'''

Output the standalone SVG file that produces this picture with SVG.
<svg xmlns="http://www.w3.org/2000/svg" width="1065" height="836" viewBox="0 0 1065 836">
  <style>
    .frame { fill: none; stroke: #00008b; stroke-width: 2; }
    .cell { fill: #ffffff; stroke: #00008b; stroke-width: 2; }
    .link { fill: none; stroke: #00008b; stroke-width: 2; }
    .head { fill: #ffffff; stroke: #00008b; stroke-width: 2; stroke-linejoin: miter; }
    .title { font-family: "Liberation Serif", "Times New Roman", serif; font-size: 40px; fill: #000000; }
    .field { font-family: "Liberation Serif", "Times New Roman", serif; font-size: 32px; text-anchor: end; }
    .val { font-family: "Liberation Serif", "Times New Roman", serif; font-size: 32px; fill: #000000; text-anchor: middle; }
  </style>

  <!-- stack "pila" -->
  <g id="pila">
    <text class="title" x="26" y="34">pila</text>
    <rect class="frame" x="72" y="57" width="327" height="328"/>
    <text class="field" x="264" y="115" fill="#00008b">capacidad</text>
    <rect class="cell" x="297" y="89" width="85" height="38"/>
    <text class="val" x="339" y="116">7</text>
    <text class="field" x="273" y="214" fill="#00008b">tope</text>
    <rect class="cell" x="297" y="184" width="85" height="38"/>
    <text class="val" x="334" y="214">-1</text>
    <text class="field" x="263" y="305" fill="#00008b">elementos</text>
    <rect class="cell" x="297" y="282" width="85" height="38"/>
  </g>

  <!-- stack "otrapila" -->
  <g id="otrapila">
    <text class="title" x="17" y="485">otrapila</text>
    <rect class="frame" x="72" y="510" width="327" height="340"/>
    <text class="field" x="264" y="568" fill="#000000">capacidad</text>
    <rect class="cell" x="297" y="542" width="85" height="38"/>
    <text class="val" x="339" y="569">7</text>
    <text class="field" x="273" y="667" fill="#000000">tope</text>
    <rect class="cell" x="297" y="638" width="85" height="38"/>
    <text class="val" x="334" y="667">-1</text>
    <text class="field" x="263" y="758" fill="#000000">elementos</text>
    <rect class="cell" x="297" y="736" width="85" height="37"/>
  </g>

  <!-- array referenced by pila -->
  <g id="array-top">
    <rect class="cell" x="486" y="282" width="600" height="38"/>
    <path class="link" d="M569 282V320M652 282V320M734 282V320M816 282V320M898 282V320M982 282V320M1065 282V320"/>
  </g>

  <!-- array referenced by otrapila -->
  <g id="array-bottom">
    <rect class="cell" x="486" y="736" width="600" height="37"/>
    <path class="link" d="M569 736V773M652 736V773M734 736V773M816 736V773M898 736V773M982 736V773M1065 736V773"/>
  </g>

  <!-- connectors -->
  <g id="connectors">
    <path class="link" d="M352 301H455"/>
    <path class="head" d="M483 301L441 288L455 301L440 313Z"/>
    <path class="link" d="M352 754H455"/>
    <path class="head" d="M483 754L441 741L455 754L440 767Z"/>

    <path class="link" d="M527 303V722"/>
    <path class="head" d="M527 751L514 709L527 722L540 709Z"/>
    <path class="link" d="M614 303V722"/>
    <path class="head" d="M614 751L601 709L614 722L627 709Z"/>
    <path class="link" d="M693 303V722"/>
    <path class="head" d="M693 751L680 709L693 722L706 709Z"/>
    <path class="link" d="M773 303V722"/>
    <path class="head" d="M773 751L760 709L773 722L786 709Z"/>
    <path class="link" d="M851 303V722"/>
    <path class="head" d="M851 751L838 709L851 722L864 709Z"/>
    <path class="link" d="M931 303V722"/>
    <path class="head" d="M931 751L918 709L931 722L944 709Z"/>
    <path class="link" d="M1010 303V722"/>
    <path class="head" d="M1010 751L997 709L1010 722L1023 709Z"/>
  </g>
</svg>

'''
'''

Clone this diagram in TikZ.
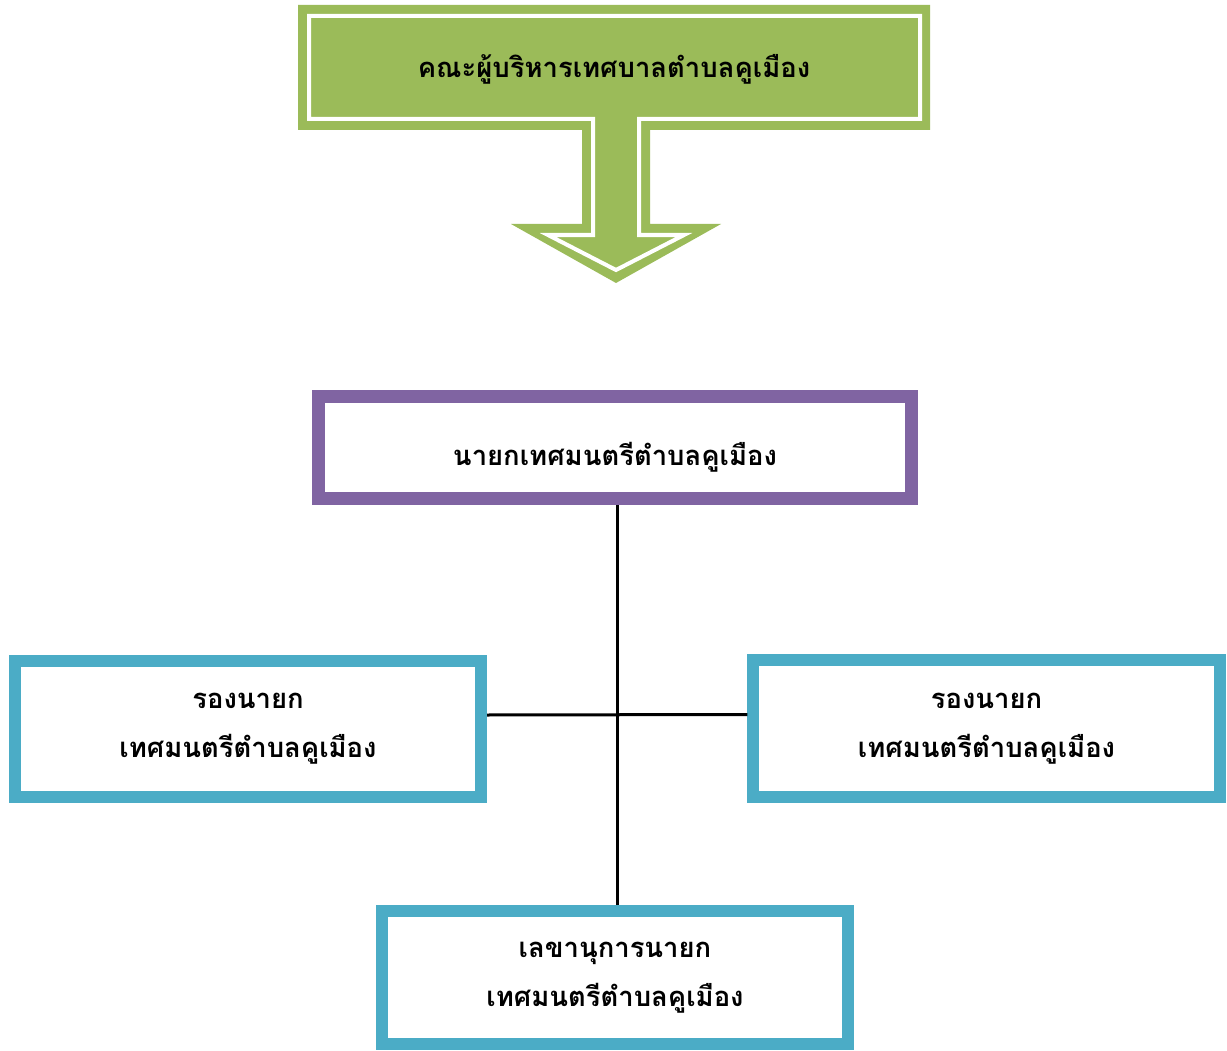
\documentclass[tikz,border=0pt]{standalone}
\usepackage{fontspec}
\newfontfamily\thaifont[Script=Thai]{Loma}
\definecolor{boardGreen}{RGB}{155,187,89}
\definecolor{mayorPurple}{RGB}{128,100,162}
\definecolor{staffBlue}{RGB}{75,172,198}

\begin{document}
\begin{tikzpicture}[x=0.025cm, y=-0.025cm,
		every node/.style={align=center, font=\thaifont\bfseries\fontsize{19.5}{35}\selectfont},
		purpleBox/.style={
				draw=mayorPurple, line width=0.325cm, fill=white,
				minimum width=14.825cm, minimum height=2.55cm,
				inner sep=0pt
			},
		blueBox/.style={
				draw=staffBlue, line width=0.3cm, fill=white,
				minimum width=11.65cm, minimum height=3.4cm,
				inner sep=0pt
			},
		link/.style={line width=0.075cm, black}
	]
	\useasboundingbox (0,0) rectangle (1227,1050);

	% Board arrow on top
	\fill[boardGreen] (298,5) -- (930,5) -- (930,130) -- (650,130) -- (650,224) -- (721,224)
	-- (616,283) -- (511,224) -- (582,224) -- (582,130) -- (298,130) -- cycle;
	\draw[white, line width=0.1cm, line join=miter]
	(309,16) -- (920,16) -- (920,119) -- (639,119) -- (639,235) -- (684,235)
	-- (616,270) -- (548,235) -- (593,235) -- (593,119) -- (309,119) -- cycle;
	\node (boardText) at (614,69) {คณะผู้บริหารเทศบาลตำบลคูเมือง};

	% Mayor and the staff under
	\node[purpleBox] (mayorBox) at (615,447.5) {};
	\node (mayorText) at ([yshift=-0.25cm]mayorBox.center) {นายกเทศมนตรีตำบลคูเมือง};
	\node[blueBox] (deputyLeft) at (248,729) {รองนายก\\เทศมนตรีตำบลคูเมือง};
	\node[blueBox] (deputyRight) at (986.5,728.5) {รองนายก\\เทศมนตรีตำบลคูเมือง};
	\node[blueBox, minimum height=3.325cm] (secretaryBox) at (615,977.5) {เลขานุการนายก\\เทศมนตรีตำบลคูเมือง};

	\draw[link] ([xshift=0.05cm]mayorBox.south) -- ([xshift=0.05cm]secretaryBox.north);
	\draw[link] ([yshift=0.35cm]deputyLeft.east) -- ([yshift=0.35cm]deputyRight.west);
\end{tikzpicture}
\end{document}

'''
'''

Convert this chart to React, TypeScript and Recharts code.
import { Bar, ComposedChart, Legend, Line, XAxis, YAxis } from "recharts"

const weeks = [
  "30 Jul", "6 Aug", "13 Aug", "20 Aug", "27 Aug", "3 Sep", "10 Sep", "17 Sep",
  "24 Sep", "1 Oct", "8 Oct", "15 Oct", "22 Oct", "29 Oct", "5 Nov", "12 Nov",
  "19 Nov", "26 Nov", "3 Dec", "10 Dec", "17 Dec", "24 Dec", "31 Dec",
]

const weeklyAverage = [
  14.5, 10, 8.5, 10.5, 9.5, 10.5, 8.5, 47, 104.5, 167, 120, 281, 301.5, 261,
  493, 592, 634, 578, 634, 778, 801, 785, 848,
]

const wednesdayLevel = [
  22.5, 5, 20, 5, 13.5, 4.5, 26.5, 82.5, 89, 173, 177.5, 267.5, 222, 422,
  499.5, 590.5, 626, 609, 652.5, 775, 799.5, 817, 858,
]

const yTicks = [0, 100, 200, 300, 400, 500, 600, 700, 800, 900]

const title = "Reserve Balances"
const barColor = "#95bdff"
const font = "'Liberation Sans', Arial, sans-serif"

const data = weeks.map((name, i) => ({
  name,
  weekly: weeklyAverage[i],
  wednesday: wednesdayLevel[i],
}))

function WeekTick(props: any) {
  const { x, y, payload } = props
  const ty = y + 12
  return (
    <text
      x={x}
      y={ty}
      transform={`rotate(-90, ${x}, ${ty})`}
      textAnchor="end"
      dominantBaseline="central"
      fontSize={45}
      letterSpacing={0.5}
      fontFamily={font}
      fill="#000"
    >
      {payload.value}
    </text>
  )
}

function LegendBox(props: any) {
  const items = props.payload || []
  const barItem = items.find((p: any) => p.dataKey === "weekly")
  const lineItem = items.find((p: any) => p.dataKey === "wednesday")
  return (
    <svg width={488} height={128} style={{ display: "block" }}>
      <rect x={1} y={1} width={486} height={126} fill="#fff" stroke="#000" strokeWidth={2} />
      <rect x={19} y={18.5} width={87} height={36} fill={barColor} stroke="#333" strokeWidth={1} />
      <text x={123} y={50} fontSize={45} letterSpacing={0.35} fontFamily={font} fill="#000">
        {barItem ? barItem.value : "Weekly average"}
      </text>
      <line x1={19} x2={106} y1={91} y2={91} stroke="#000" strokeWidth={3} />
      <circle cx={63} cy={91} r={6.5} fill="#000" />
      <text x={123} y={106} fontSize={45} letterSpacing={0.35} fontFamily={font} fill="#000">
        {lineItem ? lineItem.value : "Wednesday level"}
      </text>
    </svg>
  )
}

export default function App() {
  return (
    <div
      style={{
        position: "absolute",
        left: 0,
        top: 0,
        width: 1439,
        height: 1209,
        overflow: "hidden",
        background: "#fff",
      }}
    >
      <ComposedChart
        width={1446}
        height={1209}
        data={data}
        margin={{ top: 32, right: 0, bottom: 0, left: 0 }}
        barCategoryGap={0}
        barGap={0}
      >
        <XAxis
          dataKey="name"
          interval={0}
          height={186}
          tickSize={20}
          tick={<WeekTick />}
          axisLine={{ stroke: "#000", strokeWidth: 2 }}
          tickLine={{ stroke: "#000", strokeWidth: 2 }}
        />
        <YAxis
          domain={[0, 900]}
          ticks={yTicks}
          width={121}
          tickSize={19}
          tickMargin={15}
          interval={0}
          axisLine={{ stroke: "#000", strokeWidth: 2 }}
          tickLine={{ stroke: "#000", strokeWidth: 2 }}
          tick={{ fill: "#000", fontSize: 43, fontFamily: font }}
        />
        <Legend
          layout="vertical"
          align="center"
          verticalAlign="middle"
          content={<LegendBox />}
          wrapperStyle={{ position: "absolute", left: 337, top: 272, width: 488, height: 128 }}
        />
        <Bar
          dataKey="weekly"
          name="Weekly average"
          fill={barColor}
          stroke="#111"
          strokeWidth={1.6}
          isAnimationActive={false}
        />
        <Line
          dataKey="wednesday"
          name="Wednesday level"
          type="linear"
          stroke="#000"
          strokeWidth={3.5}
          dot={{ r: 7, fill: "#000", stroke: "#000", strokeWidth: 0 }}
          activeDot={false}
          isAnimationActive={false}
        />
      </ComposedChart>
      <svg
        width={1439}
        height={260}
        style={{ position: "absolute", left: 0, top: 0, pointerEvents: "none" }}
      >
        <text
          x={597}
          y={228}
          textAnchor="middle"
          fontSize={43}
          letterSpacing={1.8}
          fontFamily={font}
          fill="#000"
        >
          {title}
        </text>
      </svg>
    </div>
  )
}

'''

[Stated goal]
Keep to the lines between the line with "Clone this diagram in TikZ." and the line with "(0,0) rectangle (1227,1050);", inclusive, and transcribe them without pictures.

[Response]
Clone this diagram in TikZ.
\documentclass[tikz,border=0pt]{standalone}
\usepackage{fontspec}
\newfontfamily\thaifont[Script=Thai]{Loma}
\definecolor{boardGreen}{RGB}{155,187,89}
\definecolor{mayorPurple}{RGB}{128,100,162}
\definecolor{staffBlue}{RGB}{75,172,198}

\begin{document}
\begin{tikzpicture}[x=0.025cm, y=-0.025cm,
		every node/.style={align=center, font=\thaifont\bfseries\fontsize{19.5}{35}\selectfont},
		purpleBox/.style={
				draw=mayorPurple, line width=0.325cm, fill=white,
				minimum width=14.825cm, minimum height=2.55cm,
				inner sep=0pt
			},
		blueBox/.style={
				draw=staffBlue, line width=0.3cm, fill=white,
				minimum width=11.65cm, minimum height=3.4cm,
				inner sep=0pt
			},
		link/.style={line width=0.075cm, black}
	]
	\useasboundingbox (0,0) rectangle (1227,1050);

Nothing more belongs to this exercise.